Üney, "Bir diğer husus kul hakkı deyince başkalarının hakkı olan şeyleri zimmetimize geçirmek gibi manaya geliyor. Mesela bir öğrencinin sınavda hak etmiş olduğu notu ona vermek bir adalettir vermemek ise bir zulümdür. Bir işçinin hakkını tastamam ödemek yine kul hakkına riayet etmenin bir gereğidir. Vermezsek kul hakkına girmiş oluruz. Dolayısıyla trafikte insanları rahatsız etmekten tutun her türlü durum kul hakkı içerisine girer. Şunu bilmemiz lazım ki dinimizde  Müslümanın canı, malı, ırzı, şerefi, diğer Müslümanlara haramdır. Efendimiz veda hutbesinde bundan bahsetmiş. Bir kimse haksız yere bir insanı öldüremez. Öldürdüğü zaman haklarının en büyüğü olan onun hayat hakkını elinden almış olur. Haksız yere bir insanın öldürülmesi büyük bir kul hakkıdır ve hakların en büyüğüdür. Bir diğeri kimse kimsenin malına izinsiz dokunamaz, onu zimmetine geçiremez, onu haksız yollarla, Allah'ın batıl kıldığı yollarla kendi zimmetine geçirmez ki bu da büyük bir kul hakkıdır. Bir diğeri insanın namusu. Hiç kimse kimsenin namusuna dokunamaz aynı zamanda onun namusuna leke getirecek şeyler de konuşamaz. Bu da haramdır. Bizim toplumumuzda kul hakkı deyince hep böyle maddi şeyler aklımıza geliyor." ifadelerini kullandı.

Gıybet konusuna da değinen Üney, "Manevi kul haklarından bir tanesi de vardır ki o da gıybettir. Kişinin gıyabında olmadığı bir zamanda hoşlanmayacağı şekilde konuşmaktır gıybet. Bunu çokça yapıyoruz toplumda. Aslında o insana biz gıybet yapmak suretiyle sevaplarımızı veriyoruz.
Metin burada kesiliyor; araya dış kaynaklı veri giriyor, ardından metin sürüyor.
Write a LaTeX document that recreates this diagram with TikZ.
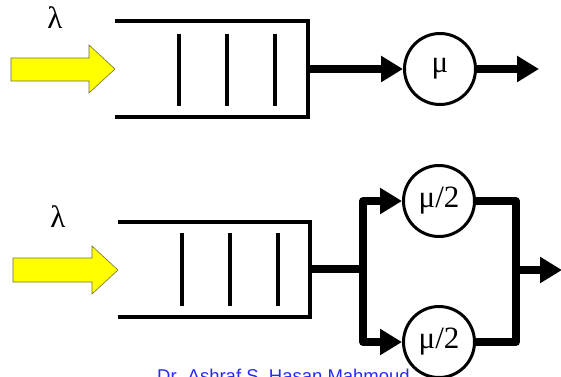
\documentclass[tikz,border=0pt]{standalone}
\usepackage{fontspec}
\setmainfont{Liberation Serif}
\newfontfamily\footfont{Liberation Sans}
\usetikzlibrary{arrows.meta}
\definecolor{footblue}{RGB}{40,40,255}
\definecolor{arrowyellow}{RGB}{255,255,0}
\definecolor{arrowedge}{RGB}{110,110,60}
\begin{document}
\begin{tikzpicture}[x=1pt,y=-1pt,
  queue/.style={line width=3.3pt},
  bar/.style={line width=3.3pt},
  server/.style={circle, draw, line width=3pt, minimum size=71pt, inner sep=0pt, font=\fontsize{31}{33}\selectfont},
  flow/.style={line width=7.5pt, line join=round, -{Triangle[length=22pt,width=25pt]}},
  wire/.style={line width=7.5pt, line join=round},
  feed/.style={fill=arrowyellow, draw=arrowedge, line width=0.6pt},
  rate/.style={font=\fontsize{31}{33}\selectfont, inner sep=0pt}]
\useasboundingbox (0,0) rectangle (561,376);
% footer
\node[anchor=base west, font=\footfont\fontsize{18.5}{21}\selectfont, text=footblue, inner sep=0pt] (foot) at (157,382) {Dr. Ashraf S. Hasan Mahmoud};
% top system
\draw[feed] (11,58) -- (89,58) -- (89,45) -- (115,69) -- (89,93) -- (89,81) -- (11,81) -- cycle;
\node[rate] (lam1) at (55,18) {λ};
\draw[queue] (115,21) -- (308,21) -- (308,117) -- (115,117);
\foreach \x in {179,227,275} \draw[bar] (\x,34) -- (\x,106);
\coordinate (q1) at (308,69);
\node[server] (s1) at (440,69) {μ};
\coordinate (o1) at (539,69);
\draw[flow] (q1) -- (s1);
\draw[flow] (s1) -- (o1);
% bottom system
\draw[feed] (13,258) -- (92,258) -- (92,246) -- (118,270) -- (92,294) -- (92,282) -- (13,282) -- cycle;
\node[rate] (lam2) at (58,217) {λ};
\draw[queue] (118,222) -- (310,222) -- (310,317) -- (118,317);
\foreach \x in {182,230,278} \draw[bar] (\x,233) -- (\x,306);
\coordinate (q2) at (310,269);
\coordinate (j) at (363,269);
\node[server] (s2) at (439,201) {μ/2};
\node[server] (s3) at (439,342) {μ/2};
\coordinate (r) at (516,270);
\coordinate (o2) at (562,270);
\draw[wire] (q2) -- (j);
\draw[flow] (j) |- (s2);
\draw[flow] (j) |- (s3);
\draw[wire] (s2) -| (r);
\draw[wire] (s3) -| (r);
\draw[flow] (r) -- (o2);
\end{tikzpicture}
\end{document}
Çünkü hoşlanmayacağı bir şekilde anmak gıybettir ve kul hakkıdır. Bu dünyada olmasa da ahirette Allah Teâlâ, hak sahibinin hakkını onlardan alacak ." dedi.

Üney, kul hakkının yanında bir çok insanı ilgilendiren kamu hakkında da bilgi vererek, "Ayrıca kul hakkı dediğimiz zaman kamu hakkını da anlamak lazım. Çünkü kamu hakkı bir kulun değil de belki birçok kulun hakkına girmesi anlamına gelir. Buna da dikkat etmek lazım." ifadelerini aktardı.

Müslümanların kul hakkında bütün toplumun hakkını düşünerek davranması gerektiğine de değinen Üney, "Kul, bütün insanların haklarına riayet ederek bilinçli davranması lazım. Bizi cennete götüren şeylerin aslında diğer insanlarla alakalı ilişkilerimiz olduğunu görüyoruz. Kendi başımıza bir köşede yaptıklarımız değil de diğer insanlarla işte sadakamız zekâtımız hep başkalarıyla alakalı. Buna da riayet etmek lazım. Kur'an üstüne basa basa yetim hakkı yemeyin buyuruyor. Kul hakkı ki yetim hakkı yiyen karnını ateş doldurmuştur diye bize mesajı vardır. Dolayısıyla bizim her hak sahibine hakkını verip başkalarının haklarına haksız yere almanın doğru olmadığını söylüyor. Ahiretimizi mahvedeceğimizi, Allah muhafaza bu imtihanı kaybedeceğimizi bizlere bildirmiş oluyor." şeklinde dile getirdi.